I pulled this out whenever I was in danger, but the problem was that I am also more than a bit psychic: seeing colors, lights, ghosts, and other phenomena. This, though, was my defense, this torture of my father who had been so cruel to me, my sisters, and my mother. It is for the time he made us all, when we were younger, sing The Old Grey Mare to our mother, who sobbed. He was good at that, getting everyone to pick on someone. I was just probably glad that it wasn’t me at that moment. It was for making me feel afraid for every moment of my childhood, terrified of his unpredictable mood swings and the creatures he told me lived in our walls.
I became one with Macbeth’s witches; I entered into that withered skin – I owned it. My stage was anywhere in the house his long, thin fingers wormed and pried. I was still watchful of the lock on my door at night, lest he break through and carry out his threat, but I began to feel powerful. Even though he threatened to institutionalize me in a white, padded room, I knew I was sane, at least at times, I knew this. Like Hamlet, I became a tad unhinged by the situation of my life. I think anyone would.

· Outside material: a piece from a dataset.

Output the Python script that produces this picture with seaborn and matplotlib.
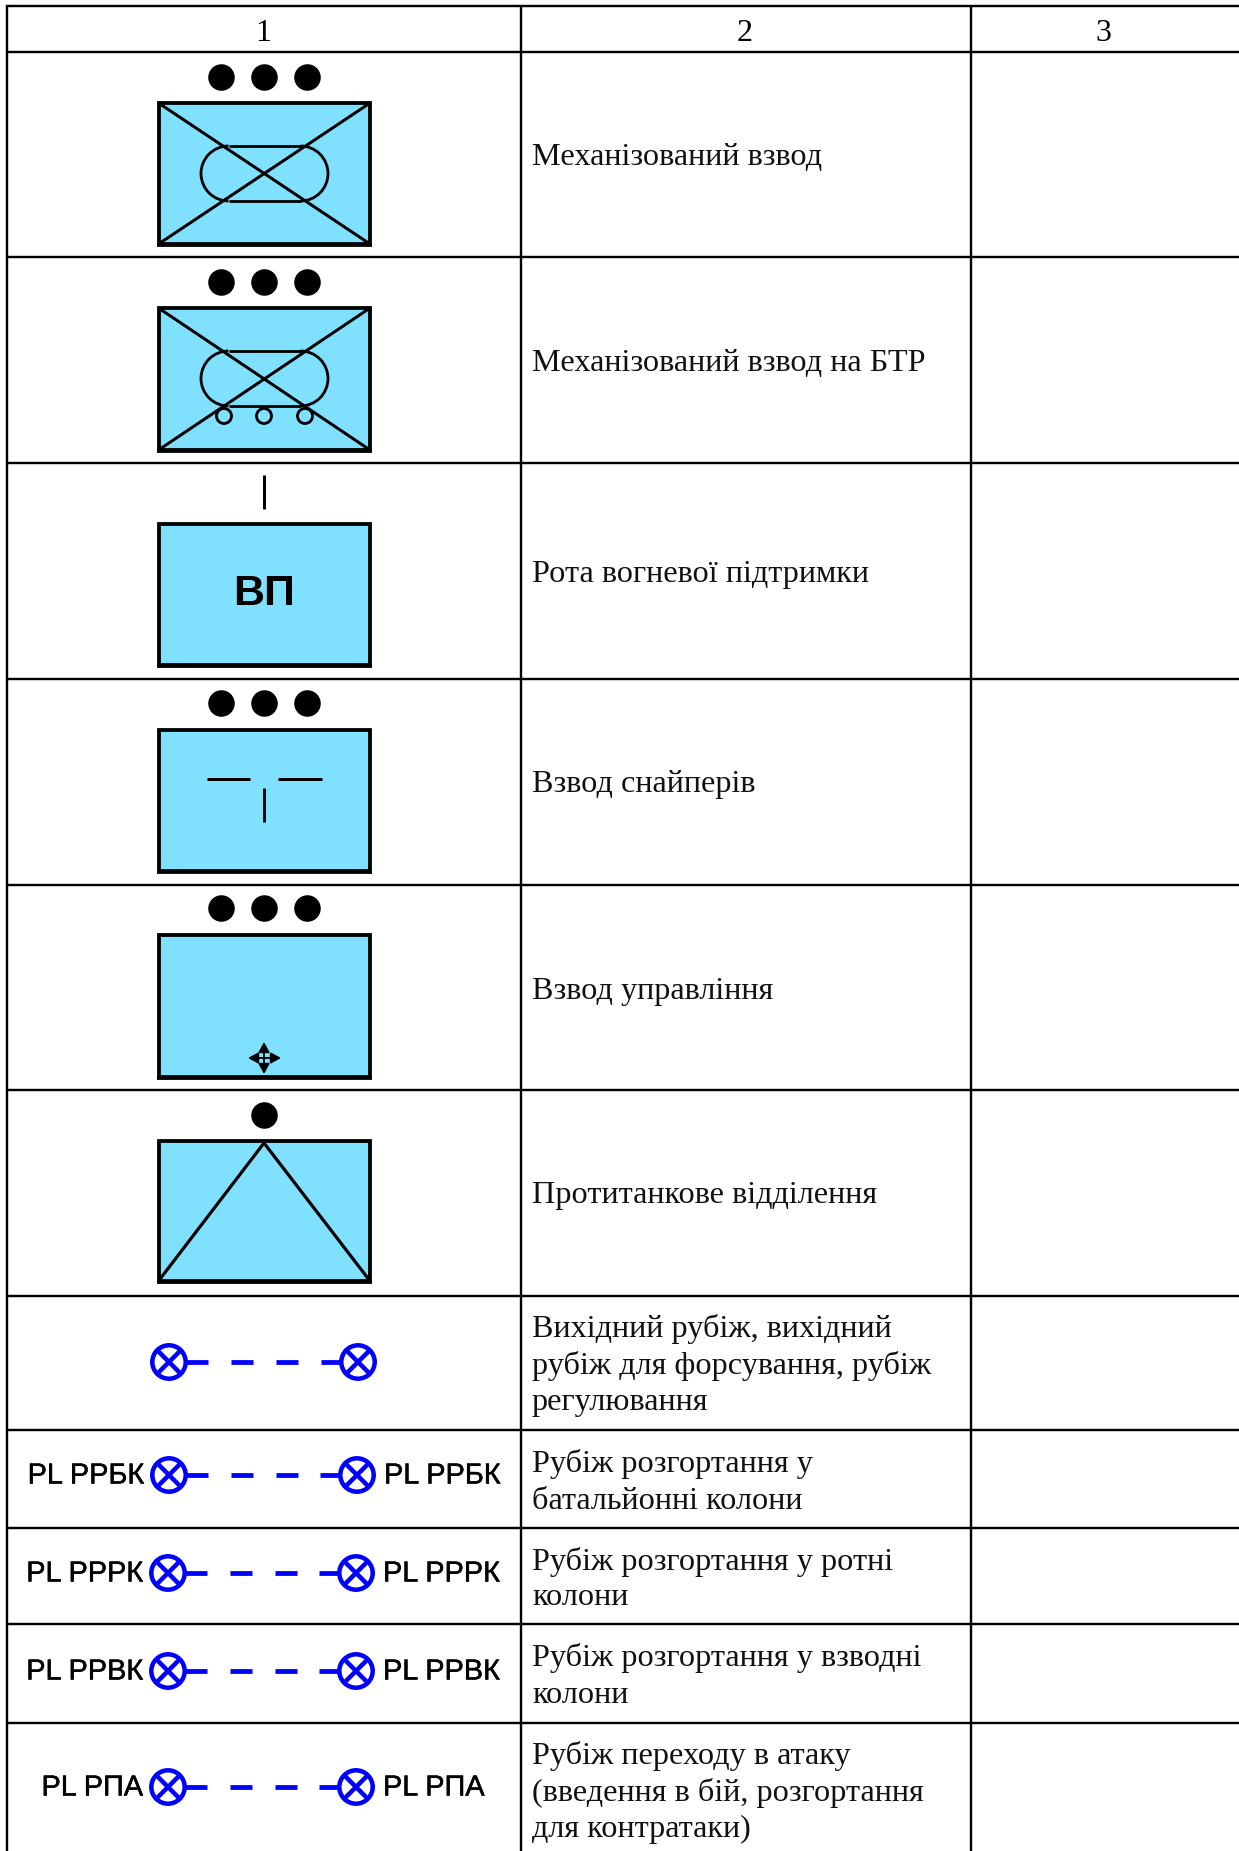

Three short years later, on an unseasonably cold, April day, I learned of my father’s suicide. The morning before, exact time of his death, I had a premonition of darkness, the breaking of glass, and a woman’s scream. I was immediately worried for my father, who was living with his brother, finally ordered out of the house. He had left work muttering the mantra, “I’m sorry.” He walked down to the subway platform and jumped into an oncoming train with such force that he went through the operator’s window.
For a long time felt guilty, as if I caused his demise. I believed he would still be alive, if I hadn’t sought help outside my family at thirteen and committed to prosecuting him for his abuse of me. My father was a violent pedophile who sought through words and actions to erode the self-esteem of myself, my mother, and my sisters. He viewed us as his property until threatened with prosecution and prison. Still, after my mother had sunk into alcoholism and paranoia, eschewing all her parental responsibilities, he would come home weary to cook dinner. He would drive us to school and take us on day trips. Weekends, he kept the yard neat and trim, the outside of our house painted, but it was a Potemkin village in which all sorts of ills festered.
My mother was to die a month to the day later, her liver dead inside her malnourished body. I prayed and hoped for her to live, since I viewed her as a victim who had given up, as a drowned woman who could be revived. I always thought my mom would’ve been good for the world had she healed, but she never got a chance, so that’s that. She also failed to do the one thing that would have protected us: leave my father. Her belief was that marriage was forever. Despite the fact that she had stopped going to church, she feared disobeying the Catholic Church.
I realize now how very strong and resourceful that eleven-year-old girl was. I am proud that she did what she had to, so I can sit here in my safe, loving home and write this out. It is a bit like squeezing the ill humor from a boil, painful, necessary, and good. I hope it might help someone else. Nothing is too horrible to write or speak. When you chronicle it, or utter it, you let the light in to heal you. The light is shining in on me; may it also shine on you.